**TASK REQUIREMENTS**
Copy the data that follows exactly. Include no pictures.

**RECORDED INFORMATION**
----------------

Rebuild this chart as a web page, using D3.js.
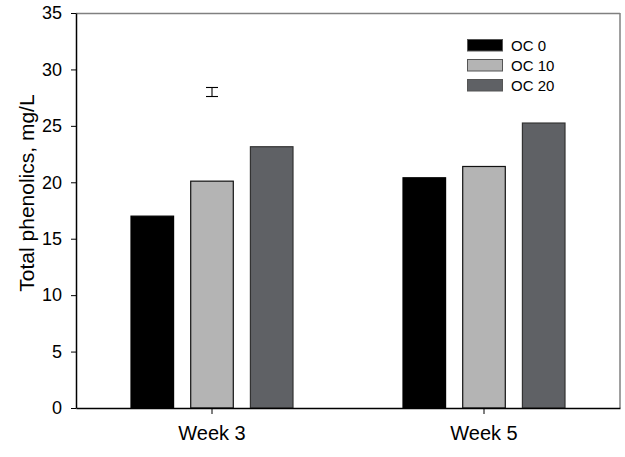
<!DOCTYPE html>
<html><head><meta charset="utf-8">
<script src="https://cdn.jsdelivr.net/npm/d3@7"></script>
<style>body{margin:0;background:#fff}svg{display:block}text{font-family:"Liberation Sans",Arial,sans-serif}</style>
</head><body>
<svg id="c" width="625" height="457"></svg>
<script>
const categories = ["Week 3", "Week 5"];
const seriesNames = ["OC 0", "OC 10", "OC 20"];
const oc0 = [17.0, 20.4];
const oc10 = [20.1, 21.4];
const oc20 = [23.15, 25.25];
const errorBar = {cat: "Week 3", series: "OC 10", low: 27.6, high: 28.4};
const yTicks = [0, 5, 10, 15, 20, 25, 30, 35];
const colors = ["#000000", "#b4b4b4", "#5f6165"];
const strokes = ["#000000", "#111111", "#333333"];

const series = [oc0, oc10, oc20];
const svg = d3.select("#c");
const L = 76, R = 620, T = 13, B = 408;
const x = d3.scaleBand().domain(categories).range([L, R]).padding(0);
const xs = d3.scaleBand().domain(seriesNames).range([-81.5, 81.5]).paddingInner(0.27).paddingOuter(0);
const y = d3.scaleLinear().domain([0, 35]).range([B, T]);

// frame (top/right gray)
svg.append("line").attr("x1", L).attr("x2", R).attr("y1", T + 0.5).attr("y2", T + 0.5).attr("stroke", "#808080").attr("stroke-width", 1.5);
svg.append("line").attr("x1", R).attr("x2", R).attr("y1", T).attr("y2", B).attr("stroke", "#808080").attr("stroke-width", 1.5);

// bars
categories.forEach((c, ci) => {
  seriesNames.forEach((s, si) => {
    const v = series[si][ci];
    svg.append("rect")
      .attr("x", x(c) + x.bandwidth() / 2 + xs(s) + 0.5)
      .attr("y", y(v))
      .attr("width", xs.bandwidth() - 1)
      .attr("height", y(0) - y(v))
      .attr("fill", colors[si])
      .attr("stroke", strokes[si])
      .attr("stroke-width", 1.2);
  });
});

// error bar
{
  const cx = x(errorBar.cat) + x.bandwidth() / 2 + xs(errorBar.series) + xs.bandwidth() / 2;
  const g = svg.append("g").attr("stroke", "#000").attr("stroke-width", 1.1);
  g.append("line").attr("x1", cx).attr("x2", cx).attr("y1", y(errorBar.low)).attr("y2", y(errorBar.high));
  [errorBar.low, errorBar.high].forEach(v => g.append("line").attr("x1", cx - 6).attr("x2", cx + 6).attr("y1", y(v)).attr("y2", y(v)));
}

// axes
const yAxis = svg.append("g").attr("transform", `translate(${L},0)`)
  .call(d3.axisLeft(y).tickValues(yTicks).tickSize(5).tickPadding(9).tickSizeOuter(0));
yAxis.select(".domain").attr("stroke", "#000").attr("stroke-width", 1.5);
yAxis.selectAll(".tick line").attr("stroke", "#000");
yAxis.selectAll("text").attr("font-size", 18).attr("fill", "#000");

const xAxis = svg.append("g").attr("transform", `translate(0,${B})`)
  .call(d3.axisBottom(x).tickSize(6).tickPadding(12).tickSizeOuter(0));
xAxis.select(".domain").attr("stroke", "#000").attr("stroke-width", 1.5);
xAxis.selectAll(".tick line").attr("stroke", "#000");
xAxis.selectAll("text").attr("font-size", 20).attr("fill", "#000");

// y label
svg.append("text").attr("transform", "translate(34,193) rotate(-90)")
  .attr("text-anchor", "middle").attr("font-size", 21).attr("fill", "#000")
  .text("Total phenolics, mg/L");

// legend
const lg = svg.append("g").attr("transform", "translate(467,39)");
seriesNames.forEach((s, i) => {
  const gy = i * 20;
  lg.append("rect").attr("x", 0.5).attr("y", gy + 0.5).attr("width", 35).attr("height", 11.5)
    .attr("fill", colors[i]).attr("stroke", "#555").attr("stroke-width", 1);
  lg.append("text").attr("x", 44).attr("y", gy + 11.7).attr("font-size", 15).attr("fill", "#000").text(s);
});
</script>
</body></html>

----------------

**EXPECTED ANSWER**
Rebuild this chart as a web page, using D3.js.
<!DOCTYPE html>
<html><head><meta charset="utf-8">
<script src="https://cdn.jsdelivr.net/npm/d3@7"></script>
<style>body{margin:0;background:#fff}svg{display:block}text{font-family:"Liberation Sans",Arial,sans-serif}</style>
</head><body>
<svg id="c" width="625" height="457"></svg>
<script>
const categories = ["Week 3", "Week 5"];
const seriesNames = ["OC 0", "OC 10", "OC 20"];
const oc0 = [17.0, 20.4];
const oc10 = [20.1, 21.4];
const oc20 = [23.15, 25.25];
const errorBar = {cat: "Week 3", series: "OC 10", low: 27.6, high: 28.4};
const yTicks = [0, 5, 10, 15, 20, 25, 30, 35];
const colors = ["#000000", "#b4b4b4", "#5f6165"];
const strokes = ["#000000", "#111111", "#333333"];

const series = [oc0, oc10, oc20];
const svg = d3.select("#c");
const L = 76, R = 620, T = 13, B = 408;
const x = d3.scaleBand().domain(categories).range([L, R]).padding(0);
const xs = d3.scaleBand().domain(seriesNames).range([-81.5, 81.5]).paddingInner(0.27).paddingOuter(0);
const y = d3.scaleLinear().domain([0, 35]).range([B, T]);

// frame (top/right gray)
svg.append("line").attr("x1", L).attr("x2", R).attr("y1", T + 0.5).attr("y2", T + 0.5).attr("stroke", "#808080").attr("stroke-width", 1.5);
svg.append("line").attr("x1", R).attr("x2", R).attr("y1", T).attr("y2", B).attr("stroke", "#808080").attr("stroke-width", 1.5);

// bars
categories.forEach((c, ci) => {
  seriesNames.forEach((s, si) => {
    const v = series[si][ci];
    svg.append("rect")
      .attr("x", x(c) + x.bandwidth() / 2 + xs(s) + 0.5)
      .attr("y", y(v))
      .attr("width", xs.bandwidth() - 1)
      .attr("height", y(0) - y(v))
      .attr("fill", colors[si])
      .attr("stroke", strokes[si])
      .attr("stroke-width", 1.2);
  });
});

// error bar
{
  const cx = x(errorBar.cat) + x.bandwidth() / 2 + xs(errorBar.series) + xs.bandwidth() / 2;
  const g = svg.append("g").attr("stroke", "#000").attr("stroke-width", 1.1);
  g.append("line").attr("x1", cx).attr("x2", cx).attr("y1", y(errorBar.low)).attr("y2", y(errorBar.high));
  [errorBar.low, errorBar.high].forEach(v => g.append("line").attr("x1", cx - 6).attr("x2", cx + 6).attr("y1", y(v)).attr("y2", y(v)));
}

// axes
const yAxis = svg.append("g").attr("transform", `translate(${L},0)`)
  .call(d3.axisLeft(y).tickValues(yTicks).tickSize(5).tickPadding(9).tickSizeOuter(0));
yAxis.select(".domain").attr("stroke", "#000").attr("stroke-width", 1.5);
yAxis.selectAll(".tick line").attr("stroke", "#000");
yAxis.selectAll("text").attr("font-size", 18).attr("fill", "#000");

const xAxis = svg.append("g").attr("transform", `translate(0,${B})`)
  .call(d3.axisBottom(x).tickSize(6).tickPadding(12).tickSizeOuter(0));
xAxis.select(".domain").attr("stroke", "#000").attr("stroke-width", 1.5);
xAxis.selectAll(".tick line").attr("stroke", "#000");
xAxis.selectAll("text").attr("font-size", 20).attr("fill", "#000");

// y label
svg.append("text").attr("transform", "translate(34,193) rotate(-90)")
  .attr("text-anchor", "middle").attr("font-size", 21).attr("fill", "#000")
  .text("Total phenolics, mg/L");

// legend
const lg = svg.append("g").attr("transform", "translate(467,39)");
seriesNames.forEach((s, i) => {
  const gy = i * 20;
  lg.append("rect").attr("x", 0.5).attr("y", gy + 0.5).attr("width", 35).attr("height", 11.5)
    .attr("fill", colors[i]).attr("stroke", "#555").attr("stroke-width", 1);
  lg.append("text").attr("x", 44).attr("y", gy + 11.7).attr("font-size", 15).attr("fill", "#000").text(s);
});
</script>
</body></html>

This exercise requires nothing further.